Para alguns isso é mais fácil do que para outros e posso dizer que esse processo de aceitação caminha aos poucos, junto com o próprio processo de viver em matrimônio, ao lado da mulher que escolhi. E digo mais, não carrego comigo culpa alguma ao dizer que as causas podem ter sido invertidas — a mulher me trazendo à religião e não ao contrário. A água sempre procura o caminho mais fácil, passando por profundidades que muitas vezes ignoramos, já diriam os taoístas.

Claro, isso não significa que vai ser fácil, ainda mais com nossos corações duros e teimosos. Mas nunca houve herói sem aventura e descoberta; não precisamos ter nossas histórias contadas em poemas épicos de dezenas de versos, basta que ela seja nossa.

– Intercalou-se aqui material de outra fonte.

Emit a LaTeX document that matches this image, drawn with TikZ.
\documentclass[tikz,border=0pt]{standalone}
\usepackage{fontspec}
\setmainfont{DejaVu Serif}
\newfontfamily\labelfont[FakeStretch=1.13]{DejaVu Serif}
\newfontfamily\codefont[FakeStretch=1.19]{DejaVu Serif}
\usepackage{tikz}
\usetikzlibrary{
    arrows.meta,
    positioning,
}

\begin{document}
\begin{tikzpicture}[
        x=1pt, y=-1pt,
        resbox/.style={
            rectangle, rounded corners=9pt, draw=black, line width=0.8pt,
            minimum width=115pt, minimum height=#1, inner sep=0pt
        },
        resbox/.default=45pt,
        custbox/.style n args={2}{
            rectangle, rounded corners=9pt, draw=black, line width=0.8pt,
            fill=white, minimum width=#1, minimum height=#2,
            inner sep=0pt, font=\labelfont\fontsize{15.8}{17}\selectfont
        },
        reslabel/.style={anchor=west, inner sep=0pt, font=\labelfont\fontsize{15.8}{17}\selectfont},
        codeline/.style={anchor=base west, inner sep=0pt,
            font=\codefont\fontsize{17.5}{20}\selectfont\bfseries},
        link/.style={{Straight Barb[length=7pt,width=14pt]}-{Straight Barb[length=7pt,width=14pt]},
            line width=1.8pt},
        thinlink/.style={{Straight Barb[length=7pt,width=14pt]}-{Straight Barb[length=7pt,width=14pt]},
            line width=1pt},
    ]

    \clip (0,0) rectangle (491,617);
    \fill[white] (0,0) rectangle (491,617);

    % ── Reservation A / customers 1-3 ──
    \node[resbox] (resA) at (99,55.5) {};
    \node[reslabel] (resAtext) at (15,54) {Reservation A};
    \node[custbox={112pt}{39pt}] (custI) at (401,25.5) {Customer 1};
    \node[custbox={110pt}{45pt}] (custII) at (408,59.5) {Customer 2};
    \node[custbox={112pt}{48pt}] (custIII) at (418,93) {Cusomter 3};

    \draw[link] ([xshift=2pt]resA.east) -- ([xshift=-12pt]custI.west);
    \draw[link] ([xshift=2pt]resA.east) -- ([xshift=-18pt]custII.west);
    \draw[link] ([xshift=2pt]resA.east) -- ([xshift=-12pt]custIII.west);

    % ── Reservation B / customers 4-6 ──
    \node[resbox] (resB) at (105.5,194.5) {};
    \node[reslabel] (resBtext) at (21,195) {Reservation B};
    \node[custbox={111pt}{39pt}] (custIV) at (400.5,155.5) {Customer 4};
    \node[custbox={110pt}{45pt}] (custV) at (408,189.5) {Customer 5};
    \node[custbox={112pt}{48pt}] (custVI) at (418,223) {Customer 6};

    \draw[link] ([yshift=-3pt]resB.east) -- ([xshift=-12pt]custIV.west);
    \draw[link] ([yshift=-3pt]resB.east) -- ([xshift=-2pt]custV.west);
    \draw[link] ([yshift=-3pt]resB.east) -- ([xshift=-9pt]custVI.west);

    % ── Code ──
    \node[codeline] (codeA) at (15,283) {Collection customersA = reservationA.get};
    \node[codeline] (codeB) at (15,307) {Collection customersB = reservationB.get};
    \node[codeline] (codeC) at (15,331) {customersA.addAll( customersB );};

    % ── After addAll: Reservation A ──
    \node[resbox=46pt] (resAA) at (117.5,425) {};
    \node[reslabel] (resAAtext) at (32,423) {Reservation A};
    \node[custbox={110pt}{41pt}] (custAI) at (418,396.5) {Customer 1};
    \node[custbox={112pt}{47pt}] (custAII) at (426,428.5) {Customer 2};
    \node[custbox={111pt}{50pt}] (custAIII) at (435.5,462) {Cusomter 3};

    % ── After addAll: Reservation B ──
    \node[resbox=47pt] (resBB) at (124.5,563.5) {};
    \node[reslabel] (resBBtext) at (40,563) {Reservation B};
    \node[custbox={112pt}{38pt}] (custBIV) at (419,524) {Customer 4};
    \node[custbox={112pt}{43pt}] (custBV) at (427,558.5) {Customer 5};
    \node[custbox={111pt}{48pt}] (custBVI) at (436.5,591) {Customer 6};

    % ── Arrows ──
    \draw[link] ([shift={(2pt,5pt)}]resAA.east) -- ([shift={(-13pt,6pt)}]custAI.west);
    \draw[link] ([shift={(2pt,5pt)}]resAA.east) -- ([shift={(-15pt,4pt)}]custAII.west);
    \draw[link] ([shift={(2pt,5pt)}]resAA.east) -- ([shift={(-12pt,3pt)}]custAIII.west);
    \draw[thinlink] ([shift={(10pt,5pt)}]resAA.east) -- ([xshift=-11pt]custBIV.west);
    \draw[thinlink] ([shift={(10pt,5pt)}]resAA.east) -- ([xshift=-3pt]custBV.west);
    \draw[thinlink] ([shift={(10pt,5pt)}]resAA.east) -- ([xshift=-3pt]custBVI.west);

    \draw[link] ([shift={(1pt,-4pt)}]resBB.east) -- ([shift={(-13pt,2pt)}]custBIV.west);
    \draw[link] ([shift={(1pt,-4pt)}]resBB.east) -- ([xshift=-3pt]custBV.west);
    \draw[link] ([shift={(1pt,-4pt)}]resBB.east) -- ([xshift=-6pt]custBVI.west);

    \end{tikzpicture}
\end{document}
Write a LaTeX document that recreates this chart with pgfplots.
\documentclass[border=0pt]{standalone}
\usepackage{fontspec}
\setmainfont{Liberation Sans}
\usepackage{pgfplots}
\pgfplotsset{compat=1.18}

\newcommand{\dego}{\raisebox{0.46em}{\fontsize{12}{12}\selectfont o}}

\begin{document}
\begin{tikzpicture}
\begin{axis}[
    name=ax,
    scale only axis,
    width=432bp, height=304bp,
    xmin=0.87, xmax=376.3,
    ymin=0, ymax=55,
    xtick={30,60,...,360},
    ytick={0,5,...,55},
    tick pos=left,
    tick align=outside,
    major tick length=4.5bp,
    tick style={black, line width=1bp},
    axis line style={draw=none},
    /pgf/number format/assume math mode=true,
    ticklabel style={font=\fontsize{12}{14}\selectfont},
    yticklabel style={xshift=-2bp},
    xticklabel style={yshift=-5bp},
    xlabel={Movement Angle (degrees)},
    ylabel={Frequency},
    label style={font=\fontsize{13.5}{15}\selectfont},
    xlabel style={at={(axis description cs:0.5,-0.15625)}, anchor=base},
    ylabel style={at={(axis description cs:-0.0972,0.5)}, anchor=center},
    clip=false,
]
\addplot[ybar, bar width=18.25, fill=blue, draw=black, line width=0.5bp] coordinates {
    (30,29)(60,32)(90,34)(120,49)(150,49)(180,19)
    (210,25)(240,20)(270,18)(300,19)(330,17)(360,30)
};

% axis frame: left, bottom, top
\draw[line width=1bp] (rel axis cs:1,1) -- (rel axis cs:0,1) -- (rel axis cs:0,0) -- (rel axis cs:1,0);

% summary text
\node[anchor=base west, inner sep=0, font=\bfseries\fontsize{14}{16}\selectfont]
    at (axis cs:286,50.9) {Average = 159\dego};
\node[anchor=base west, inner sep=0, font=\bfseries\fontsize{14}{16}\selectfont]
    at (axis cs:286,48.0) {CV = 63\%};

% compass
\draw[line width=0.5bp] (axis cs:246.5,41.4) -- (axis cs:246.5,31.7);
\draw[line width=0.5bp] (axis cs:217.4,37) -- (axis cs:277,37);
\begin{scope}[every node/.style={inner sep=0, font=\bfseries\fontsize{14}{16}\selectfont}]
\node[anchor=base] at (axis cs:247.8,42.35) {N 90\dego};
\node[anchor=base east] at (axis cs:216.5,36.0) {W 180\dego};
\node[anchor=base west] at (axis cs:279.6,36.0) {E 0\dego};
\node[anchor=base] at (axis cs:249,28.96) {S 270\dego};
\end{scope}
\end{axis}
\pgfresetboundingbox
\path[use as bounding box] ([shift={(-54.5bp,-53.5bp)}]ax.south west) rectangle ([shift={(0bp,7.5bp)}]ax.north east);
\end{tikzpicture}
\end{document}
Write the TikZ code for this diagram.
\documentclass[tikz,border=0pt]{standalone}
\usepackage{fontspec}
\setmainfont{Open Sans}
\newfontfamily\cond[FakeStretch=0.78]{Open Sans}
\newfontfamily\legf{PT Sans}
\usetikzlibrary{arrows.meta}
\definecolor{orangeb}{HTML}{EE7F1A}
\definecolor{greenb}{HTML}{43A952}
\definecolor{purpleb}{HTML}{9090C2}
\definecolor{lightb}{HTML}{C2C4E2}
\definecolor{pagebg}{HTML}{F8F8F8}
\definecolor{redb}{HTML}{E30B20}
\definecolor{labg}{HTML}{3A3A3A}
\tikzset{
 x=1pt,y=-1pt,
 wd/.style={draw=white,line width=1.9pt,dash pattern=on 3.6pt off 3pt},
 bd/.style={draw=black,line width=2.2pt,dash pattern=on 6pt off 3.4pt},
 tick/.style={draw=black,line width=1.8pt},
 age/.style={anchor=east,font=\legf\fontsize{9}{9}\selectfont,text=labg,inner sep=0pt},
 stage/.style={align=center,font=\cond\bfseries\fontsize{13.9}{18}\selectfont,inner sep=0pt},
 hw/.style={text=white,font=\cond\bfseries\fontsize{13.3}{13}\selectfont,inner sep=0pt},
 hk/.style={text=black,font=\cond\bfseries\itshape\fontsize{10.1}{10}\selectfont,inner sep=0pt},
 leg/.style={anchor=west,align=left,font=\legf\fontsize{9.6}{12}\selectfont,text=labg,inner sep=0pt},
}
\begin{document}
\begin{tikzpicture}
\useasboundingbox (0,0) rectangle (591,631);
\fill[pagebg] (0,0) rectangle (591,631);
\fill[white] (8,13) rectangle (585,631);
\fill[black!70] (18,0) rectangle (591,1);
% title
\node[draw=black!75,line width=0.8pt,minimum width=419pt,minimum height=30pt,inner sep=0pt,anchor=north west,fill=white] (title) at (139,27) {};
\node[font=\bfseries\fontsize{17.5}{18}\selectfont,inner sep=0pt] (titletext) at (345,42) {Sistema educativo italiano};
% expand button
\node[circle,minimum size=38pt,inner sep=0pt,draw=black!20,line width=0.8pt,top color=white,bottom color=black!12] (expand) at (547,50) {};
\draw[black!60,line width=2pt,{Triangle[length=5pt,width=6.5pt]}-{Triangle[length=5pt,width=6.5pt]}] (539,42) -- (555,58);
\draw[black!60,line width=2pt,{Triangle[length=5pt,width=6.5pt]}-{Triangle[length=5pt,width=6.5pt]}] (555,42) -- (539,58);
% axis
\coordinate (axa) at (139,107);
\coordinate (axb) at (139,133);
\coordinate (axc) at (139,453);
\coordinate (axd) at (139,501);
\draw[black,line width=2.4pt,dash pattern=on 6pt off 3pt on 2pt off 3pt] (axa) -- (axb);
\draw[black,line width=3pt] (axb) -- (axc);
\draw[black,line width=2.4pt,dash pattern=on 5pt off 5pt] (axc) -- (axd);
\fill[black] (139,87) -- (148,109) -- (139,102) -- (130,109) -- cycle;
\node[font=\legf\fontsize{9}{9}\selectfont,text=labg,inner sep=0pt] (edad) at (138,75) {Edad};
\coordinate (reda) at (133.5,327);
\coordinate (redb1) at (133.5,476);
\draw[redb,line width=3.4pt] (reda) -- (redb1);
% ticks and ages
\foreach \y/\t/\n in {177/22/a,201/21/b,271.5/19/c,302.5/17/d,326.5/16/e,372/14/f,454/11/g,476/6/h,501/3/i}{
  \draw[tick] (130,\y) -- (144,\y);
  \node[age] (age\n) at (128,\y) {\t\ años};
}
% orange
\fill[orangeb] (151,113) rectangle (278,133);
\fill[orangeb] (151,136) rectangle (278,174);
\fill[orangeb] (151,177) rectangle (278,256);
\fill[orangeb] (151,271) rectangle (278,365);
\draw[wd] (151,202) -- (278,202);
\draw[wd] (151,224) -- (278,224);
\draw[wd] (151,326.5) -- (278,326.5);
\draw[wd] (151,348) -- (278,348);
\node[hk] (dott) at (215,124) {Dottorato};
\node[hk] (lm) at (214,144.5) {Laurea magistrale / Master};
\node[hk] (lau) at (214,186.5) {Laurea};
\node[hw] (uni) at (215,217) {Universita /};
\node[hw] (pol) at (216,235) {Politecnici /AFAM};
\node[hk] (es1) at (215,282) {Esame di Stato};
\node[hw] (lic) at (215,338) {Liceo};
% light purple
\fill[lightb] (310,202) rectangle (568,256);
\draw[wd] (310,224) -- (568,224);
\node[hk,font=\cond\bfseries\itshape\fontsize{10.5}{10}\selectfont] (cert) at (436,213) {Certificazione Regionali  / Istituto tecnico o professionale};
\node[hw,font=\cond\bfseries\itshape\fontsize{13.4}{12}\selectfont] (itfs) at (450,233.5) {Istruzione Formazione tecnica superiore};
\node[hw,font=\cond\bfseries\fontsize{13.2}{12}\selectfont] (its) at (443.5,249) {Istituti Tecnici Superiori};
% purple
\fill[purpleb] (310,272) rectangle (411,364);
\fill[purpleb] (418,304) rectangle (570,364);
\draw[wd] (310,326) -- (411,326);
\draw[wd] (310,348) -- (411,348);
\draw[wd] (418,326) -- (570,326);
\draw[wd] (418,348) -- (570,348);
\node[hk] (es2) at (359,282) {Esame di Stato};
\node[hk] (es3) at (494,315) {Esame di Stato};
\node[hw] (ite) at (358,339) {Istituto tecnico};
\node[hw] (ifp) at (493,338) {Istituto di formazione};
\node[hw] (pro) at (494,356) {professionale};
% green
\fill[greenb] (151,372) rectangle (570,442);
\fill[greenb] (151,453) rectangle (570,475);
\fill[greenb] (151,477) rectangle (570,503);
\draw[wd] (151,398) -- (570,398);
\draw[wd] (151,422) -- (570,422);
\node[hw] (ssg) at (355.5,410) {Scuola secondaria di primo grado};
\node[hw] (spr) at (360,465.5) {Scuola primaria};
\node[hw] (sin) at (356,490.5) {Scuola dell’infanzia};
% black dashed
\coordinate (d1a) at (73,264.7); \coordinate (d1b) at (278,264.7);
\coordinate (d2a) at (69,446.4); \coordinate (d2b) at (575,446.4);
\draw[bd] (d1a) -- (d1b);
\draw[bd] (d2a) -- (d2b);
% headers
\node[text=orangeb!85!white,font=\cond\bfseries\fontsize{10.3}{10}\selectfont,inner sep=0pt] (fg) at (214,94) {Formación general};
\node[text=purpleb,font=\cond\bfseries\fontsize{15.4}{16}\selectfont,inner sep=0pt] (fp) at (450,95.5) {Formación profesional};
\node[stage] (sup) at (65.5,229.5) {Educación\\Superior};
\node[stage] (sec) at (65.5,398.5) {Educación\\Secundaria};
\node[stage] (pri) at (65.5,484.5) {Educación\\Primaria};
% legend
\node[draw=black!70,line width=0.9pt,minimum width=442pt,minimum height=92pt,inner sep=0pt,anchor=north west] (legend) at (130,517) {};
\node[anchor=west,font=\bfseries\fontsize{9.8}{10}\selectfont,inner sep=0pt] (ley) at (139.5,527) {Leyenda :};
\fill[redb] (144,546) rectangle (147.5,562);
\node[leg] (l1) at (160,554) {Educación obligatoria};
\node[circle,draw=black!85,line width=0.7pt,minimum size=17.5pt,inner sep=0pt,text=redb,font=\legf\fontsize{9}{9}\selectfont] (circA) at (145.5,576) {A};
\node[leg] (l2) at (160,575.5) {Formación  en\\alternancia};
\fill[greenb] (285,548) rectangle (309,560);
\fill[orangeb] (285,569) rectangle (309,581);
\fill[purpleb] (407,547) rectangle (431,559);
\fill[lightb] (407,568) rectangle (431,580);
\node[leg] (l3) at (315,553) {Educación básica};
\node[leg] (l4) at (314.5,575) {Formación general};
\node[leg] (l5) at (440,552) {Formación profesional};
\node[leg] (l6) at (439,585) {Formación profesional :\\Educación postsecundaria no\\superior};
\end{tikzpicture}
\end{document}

As citações taoístas contidas neste texto são parte de uma tradição budistas da escola zen (Rinzai). O objetivo destas histórias, chamadas Koans no plural, não são apenas entreter, mas, difícil para o ocidental comum, quebrar, esmigalhar os conceitos de eu e de identidade externa das coisas, através de meditação e de um retorno constante da mente investigativa à questão subjacente na história.

Para mim é uma oportunidade de se maravilhar e suspender o julgamento (epoché). Ainda que seja apenas um passo de cada vez na jornada incrível que é esta privilegiada vida humana.